Maar een synthese van al die deelstudies was er nog niet. Misschien komt dat ook wel doordat historici archiefonderzoek nog steeds als hoogste goed beschouwen. Steeds speurend in archieven hopen ze daar dat ene document op te diepen waardoor — bijvoorbeeld — voortaan onomstotelijk vaststaat dat het lot van de joden de paus totaal onverschillig liet dan wel dat hij persoonlijk op zoek ging naar onderduikadressen.

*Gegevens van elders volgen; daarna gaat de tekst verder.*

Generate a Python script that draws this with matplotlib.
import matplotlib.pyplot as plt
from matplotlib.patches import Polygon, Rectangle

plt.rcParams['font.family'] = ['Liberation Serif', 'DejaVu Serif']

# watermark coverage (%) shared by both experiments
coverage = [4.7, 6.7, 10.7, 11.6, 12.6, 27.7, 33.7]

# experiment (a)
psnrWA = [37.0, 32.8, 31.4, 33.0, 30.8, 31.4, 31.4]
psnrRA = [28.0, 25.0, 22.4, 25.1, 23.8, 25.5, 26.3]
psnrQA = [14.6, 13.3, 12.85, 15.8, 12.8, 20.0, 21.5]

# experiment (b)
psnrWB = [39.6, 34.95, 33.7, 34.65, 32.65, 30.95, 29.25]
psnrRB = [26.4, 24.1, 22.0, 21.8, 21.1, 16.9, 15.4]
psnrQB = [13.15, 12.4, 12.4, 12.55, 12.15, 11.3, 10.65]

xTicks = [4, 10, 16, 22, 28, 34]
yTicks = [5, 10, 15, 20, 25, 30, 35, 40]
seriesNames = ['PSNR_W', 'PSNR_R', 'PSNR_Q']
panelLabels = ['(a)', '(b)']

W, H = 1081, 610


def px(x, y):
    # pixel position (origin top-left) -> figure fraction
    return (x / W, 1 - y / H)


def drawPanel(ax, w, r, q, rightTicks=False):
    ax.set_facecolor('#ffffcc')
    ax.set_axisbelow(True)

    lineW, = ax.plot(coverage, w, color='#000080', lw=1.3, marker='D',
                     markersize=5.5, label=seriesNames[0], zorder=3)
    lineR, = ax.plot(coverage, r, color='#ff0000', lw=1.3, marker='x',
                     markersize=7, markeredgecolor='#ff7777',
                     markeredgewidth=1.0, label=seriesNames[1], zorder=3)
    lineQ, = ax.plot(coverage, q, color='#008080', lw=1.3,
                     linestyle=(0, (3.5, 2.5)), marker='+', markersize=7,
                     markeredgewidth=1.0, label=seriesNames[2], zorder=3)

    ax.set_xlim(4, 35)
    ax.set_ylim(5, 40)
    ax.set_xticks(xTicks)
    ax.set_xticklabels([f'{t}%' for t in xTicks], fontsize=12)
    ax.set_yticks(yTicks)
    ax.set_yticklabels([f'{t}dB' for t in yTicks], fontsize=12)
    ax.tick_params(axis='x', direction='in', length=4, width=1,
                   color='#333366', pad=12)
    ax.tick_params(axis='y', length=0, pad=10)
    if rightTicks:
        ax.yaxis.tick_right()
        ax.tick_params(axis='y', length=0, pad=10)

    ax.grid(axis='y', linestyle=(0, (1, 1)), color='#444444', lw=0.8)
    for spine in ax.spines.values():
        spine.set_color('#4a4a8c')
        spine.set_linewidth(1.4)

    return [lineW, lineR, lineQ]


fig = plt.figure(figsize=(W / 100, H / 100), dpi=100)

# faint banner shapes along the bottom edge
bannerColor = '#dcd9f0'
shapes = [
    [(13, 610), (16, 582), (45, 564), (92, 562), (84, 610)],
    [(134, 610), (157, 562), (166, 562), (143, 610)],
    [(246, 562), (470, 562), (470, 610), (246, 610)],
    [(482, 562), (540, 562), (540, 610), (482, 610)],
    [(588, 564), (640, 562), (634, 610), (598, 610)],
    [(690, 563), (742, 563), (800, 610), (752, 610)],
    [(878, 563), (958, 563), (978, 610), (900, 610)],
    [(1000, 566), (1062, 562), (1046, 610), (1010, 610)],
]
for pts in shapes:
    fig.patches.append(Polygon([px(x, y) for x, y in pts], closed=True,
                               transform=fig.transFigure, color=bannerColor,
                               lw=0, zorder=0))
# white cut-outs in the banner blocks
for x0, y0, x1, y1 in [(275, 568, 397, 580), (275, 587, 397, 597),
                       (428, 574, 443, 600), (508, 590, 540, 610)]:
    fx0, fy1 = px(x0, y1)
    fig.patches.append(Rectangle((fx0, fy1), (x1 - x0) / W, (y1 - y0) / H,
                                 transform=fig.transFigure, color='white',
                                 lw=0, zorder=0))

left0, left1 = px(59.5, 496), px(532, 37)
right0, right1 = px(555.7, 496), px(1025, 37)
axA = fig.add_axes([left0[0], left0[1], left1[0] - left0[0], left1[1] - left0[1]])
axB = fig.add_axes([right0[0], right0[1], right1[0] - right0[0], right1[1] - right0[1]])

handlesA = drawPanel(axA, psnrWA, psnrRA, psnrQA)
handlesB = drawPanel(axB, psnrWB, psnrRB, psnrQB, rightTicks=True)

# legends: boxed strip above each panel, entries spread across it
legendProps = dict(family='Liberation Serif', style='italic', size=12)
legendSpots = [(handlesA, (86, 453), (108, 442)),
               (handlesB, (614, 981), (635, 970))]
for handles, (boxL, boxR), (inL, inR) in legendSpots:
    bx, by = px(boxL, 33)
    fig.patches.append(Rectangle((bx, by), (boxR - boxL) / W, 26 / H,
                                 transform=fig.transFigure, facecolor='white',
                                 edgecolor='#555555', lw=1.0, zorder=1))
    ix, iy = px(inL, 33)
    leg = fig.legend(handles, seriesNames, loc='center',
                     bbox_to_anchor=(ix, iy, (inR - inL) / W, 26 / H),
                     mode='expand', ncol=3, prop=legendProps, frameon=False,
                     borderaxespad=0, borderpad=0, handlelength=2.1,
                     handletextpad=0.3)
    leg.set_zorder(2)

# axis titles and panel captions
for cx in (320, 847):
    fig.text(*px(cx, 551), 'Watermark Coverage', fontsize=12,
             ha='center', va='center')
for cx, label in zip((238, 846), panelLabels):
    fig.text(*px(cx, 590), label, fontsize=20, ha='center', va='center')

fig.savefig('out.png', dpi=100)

Bank heeft in plaats van archieven bibliotheken bezocht om zo de rol van de kerken tijdens de Tweede Wereldoorlog in Europa te kunnen beschrijven. Maar nog minder dan in bijvoorbeeld de medische wetenschap geeft zo’n meta-analyse een eenduidig antwoord. Dé houding van de kerken tijdens de Tweede Wereldoorlog komt er niet in naar voren.

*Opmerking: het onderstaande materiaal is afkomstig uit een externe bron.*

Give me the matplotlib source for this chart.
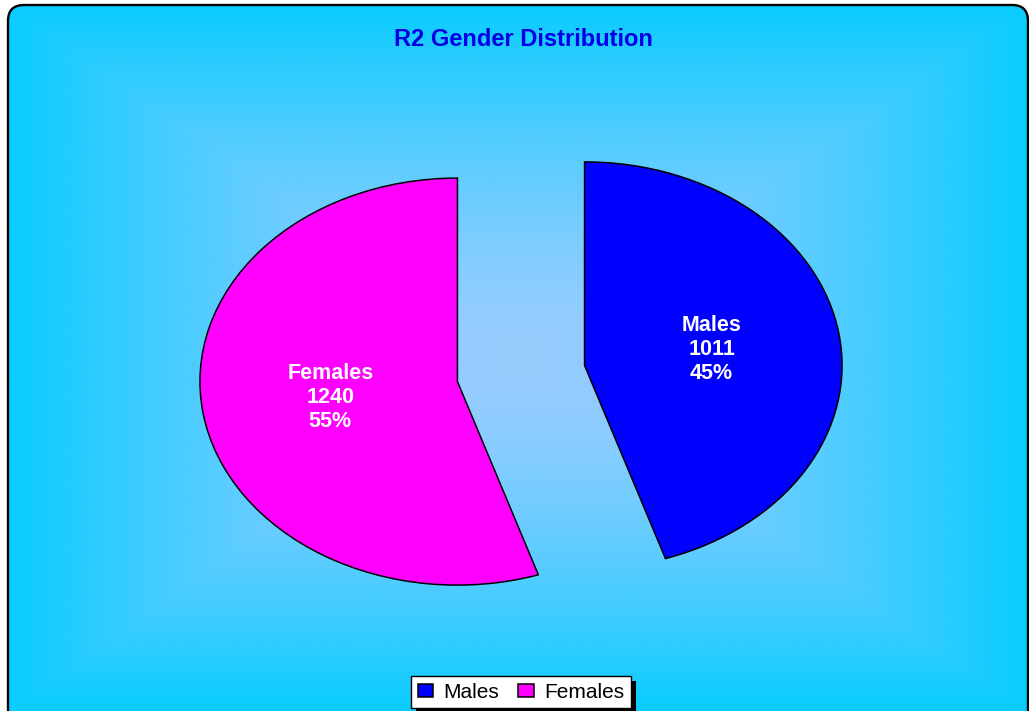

Dat geldt ook voor de rooms-katholieke Kerk. Meer dan tweeduizend katholieke priesters kwamen om in concentratiekampen; Slowakije, tijdens de oorlog een Duitse vazalstaat, had een katholieke priester als president.
De leiding van de rooms-katholieke Kerk protesteerde nauwelijks tegen de discriminatie van en later tegen de deportatie van en moord op de joodse bevolking. De Nederlandse bisschoppen vormden een uitzondering: zij protesteerden openlijk tegen de vervolging van de joden en dit was aanleiding voor de Duitsers om alle katholiek gedoopte joden onmiddellijk te deporteren naar vernietigingskampen. “Het was deze ervaring in het bezette Nederland die in het Vaticaan de pleitbezorgers voor voorzichtigheid een argument in handen gaf; niet in de laatste plaats paus Pius XII”, aldus Bank die er vervolgens op wijst dat het zwijgen van de Belgische bisschoppen effectief was doordat het de hulp aan joden in kerken en kloosters niet verstoorde.
Dit is een belangrijke conclusie die getrokken kan worden uit de vele onderzoeken die Bank heeft bestudeerd. Maar het zij nogmaals benadrukt: het is niet de enige. Het boek behandelt alle Europese kerken van de katholieke tot de orthodoxe, van Noorwegen tot Bulgarije. Dat maakt dit boek tot een standaardwerk over de kerken tijdens de Tweede Wereldoorlog.
Jan Bank, God in de oorlog. De rol van de Kerk in Europa 1939-1945 (Amsterdam: Uitgeverij Balans, 2015). 735 p. ISBN 97894 600 3806 8. € 49,95. Oorspronkelijk titel: Churches and Religion in the Second World War (Londen: Bloomsbury Academic).